The exercise:
Look through the records below and collect all lines that hold the string "this".

--- BEGIN Provided records ---

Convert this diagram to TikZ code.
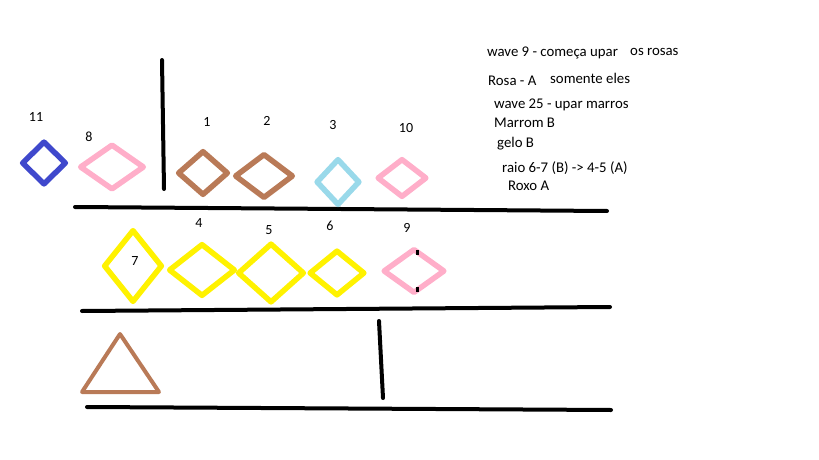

--- END Provided records ---
--- BEGIN Provided records ---

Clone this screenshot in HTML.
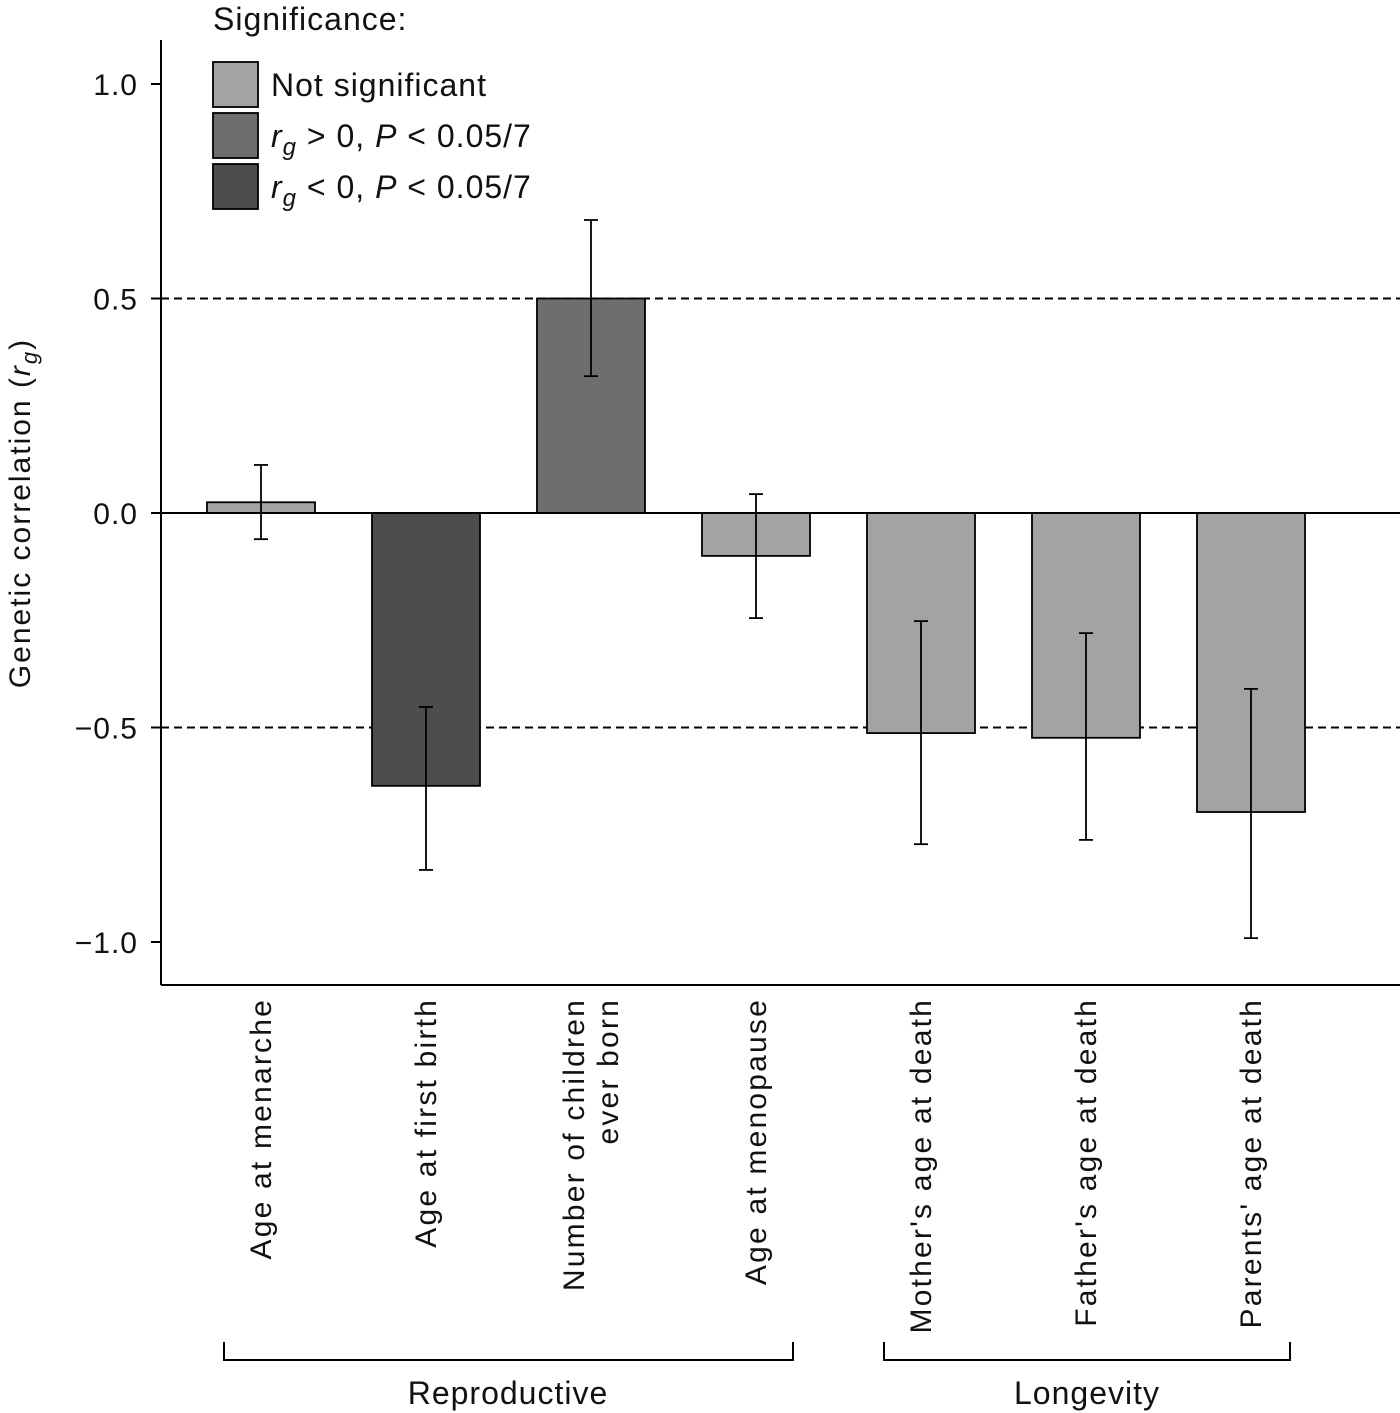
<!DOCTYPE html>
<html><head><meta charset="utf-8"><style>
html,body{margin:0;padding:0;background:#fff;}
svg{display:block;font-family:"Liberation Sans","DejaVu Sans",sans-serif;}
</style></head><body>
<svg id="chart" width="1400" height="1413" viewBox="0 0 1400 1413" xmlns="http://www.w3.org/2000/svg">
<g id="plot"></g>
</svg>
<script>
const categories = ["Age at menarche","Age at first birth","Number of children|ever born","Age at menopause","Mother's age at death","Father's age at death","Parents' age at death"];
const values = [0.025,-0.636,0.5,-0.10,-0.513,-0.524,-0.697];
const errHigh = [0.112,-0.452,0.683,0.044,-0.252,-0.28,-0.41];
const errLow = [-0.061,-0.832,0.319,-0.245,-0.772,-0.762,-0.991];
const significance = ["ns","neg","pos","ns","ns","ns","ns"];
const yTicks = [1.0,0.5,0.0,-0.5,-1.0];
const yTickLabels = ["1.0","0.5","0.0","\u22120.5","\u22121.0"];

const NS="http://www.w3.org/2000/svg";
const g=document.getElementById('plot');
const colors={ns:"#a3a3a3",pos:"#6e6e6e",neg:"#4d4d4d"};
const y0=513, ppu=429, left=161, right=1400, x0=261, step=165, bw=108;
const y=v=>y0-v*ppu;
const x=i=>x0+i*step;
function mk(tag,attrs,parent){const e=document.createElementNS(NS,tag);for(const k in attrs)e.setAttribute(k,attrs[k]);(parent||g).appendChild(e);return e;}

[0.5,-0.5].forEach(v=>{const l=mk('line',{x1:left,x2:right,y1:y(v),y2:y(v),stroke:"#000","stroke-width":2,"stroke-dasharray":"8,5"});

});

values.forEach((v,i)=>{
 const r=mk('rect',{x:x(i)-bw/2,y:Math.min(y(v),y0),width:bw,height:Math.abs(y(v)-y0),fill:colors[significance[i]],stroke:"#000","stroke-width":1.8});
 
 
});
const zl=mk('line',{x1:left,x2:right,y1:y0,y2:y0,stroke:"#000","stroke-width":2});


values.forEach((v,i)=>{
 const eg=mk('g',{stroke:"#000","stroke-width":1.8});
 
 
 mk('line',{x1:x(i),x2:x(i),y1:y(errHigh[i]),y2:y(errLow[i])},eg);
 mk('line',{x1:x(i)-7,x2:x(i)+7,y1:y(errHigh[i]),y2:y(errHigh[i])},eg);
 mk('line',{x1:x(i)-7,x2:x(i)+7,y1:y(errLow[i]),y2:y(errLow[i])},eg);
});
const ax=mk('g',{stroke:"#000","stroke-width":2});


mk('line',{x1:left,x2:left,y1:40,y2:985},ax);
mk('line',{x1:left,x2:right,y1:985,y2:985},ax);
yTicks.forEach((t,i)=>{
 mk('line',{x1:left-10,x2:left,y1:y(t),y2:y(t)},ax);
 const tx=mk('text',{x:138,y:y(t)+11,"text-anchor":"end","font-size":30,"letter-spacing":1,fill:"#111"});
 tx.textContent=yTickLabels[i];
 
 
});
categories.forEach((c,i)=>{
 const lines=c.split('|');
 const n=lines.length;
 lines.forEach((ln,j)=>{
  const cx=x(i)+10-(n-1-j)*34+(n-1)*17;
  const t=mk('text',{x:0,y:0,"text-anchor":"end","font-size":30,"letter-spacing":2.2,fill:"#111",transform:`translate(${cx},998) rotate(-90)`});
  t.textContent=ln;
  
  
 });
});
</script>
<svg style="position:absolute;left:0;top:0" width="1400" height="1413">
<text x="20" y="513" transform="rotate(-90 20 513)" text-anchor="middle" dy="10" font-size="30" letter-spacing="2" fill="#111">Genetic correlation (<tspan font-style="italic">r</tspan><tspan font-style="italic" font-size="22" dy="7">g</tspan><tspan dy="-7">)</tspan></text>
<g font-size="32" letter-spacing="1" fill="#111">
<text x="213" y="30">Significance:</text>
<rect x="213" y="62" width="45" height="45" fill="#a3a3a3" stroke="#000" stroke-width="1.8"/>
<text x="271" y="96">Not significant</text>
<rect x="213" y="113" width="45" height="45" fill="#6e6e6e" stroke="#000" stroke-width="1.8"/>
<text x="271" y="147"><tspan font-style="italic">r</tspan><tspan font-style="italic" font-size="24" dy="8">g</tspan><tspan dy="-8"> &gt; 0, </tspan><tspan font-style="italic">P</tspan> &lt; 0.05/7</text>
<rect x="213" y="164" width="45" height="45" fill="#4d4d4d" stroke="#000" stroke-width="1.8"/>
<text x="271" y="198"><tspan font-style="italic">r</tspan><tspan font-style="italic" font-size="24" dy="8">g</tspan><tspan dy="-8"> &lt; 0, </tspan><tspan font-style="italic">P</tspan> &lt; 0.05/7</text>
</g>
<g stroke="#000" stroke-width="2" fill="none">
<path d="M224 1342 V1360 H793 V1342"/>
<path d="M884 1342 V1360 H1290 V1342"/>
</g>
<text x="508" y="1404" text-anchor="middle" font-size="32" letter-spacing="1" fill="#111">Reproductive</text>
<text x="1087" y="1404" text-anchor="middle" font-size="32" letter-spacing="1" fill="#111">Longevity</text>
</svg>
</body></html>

--- END Provided records ---

Output below:
Convert this diagram to TikZ code.
Clone this screenshot in HTML.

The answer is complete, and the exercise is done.